TASK STATEMENT — Copy out the records precisely, omitting pictures.

MATERIAL TO PROCESS —
==============================

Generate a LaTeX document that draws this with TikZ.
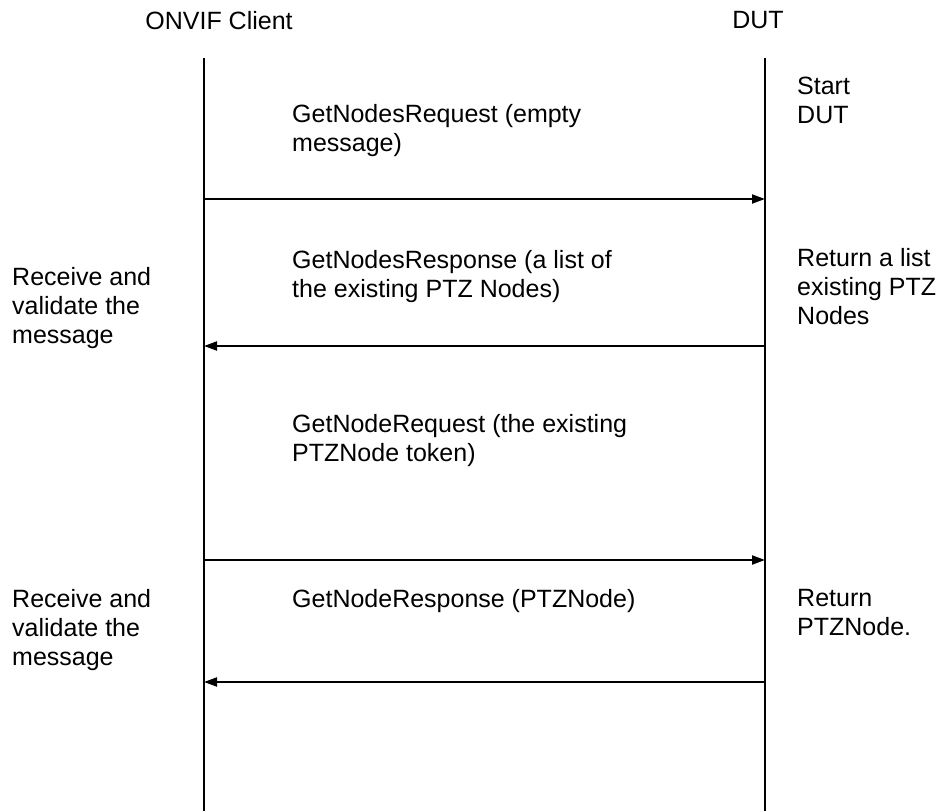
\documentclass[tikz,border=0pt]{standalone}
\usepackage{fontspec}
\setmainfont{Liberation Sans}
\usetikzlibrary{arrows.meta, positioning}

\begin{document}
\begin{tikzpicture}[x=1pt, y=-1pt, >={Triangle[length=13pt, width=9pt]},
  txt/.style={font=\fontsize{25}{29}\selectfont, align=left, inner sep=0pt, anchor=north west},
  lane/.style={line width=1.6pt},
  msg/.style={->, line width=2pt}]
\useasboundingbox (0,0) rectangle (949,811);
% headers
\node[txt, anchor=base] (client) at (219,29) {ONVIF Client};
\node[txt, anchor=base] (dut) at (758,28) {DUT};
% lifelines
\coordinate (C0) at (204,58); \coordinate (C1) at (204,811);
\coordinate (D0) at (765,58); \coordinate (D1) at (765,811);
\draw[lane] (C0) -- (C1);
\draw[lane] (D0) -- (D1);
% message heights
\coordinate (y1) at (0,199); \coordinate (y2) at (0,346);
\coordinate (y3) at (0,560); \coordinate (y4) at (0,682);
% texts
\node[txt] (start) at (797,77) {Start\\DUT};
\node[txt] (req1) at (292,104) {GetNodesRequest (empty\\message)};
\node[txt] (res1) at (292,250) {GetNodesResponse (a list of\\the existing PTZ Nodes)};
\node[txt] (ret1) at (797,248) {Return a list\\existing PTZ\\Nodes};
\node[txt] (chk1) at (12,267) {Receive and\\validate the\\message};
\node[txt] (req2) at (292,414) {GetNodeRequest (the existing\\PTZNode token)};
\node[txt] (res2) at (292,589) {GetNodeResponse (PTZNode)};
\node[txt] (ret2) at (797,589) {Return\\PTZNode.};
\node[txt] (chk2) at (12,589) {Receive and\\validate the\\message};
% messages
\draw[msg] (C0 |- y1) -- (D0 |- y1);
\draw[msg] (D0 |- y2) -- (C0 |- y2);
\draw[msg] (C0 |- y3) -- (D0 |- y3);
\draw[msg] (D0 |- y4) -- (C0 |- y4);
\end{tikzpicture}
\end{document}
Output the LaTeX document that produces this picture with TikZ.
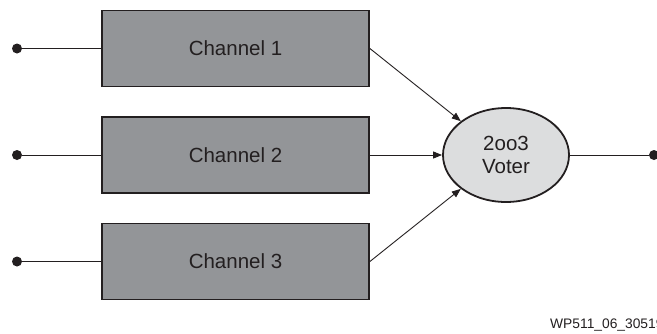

==============================

EXERCISE SOLUTION —
Generate a LaTeX document that draws this with TikZ.
\documentclass[tikz,border=0pt]{standalone}
\usepackage{fontspec}
\setmainfont{Liberation Sans}
\usetikzlibrary{arrows.meta, positioning}

\begin{document}
\begin{tikzpicture}[x=1pt, y=-1pt, >={Triangle[length=13pt, width=9pt]},
  txt/.style={font=\fontsize{25}{29}\selectfont, align=left, inner sep=0pt, anchor=north west},
  lane/.style={line width=1.6pt},
  msg/.style={->, line width=2pt}]
\useasboundingbox (0,0) rectangle (949,811);
% headers
\node[txt, anchor=base] (client) at (219,29) {ONVIF Client};
\node[txt, anchor=base] (dut) at (758,28) {DUT};
% lifelines
\coordinate (C0) at (204,58); \coordinate (C1) at (204,811);
\coordinate (D0) at (765,58); \coordinate (D1) at (765,811);
\draw[lane] (C0) -- (C1);
\draw[lane] (D0) -- (D1);
% message heights
\coordinate (y1) at (0,199); \coordinate (y2) at (0,346);
\coordinate (y3) at (0,560); \coordinate (y4) at (0,682);
% texts
\node[txt] (start) at (797,77) {Start\\DUT};
\node[txt] (req1) at (292,104) {GetNodesRequest (empty\\message)};
\node[txt] (res1) at (292,250) {GetNodesResponse (a list of\\the existing PTZ Nodes)};
\node[txt] (ret1) at (797,248) {Return a list\\existing PTZ\\Nodes};
\node[txt] (chk1) at (12,267) {Receive and\\validate the\\message};
\node[txt] (req2) at (292,414) {GetNodeRequest (the existing\\PTZNode token)};
\node[txt] (res2) at (292,589) {GetNodeResponse (PTZNode)};
\node[txt] (ret2) at (797,589) {Return\\PTZNode.};
\node[txt] (chk2) at (12,589) {Receive and\\validate the\\message};
% messages
\draw[msg] (C0 |- y1) -- (D0 |- y1);
\draw[msg] (D0 |- y2) -- (C0 |- y2);
\draw[msg] (C0 |- y3) -- (D0 |- y3);
\draw[msg] (D0 |- y4) -- (C0 |- y4);
\end{tikzpicture}
\end{document}
Output the LaTeX document that produces this picture with TikZ.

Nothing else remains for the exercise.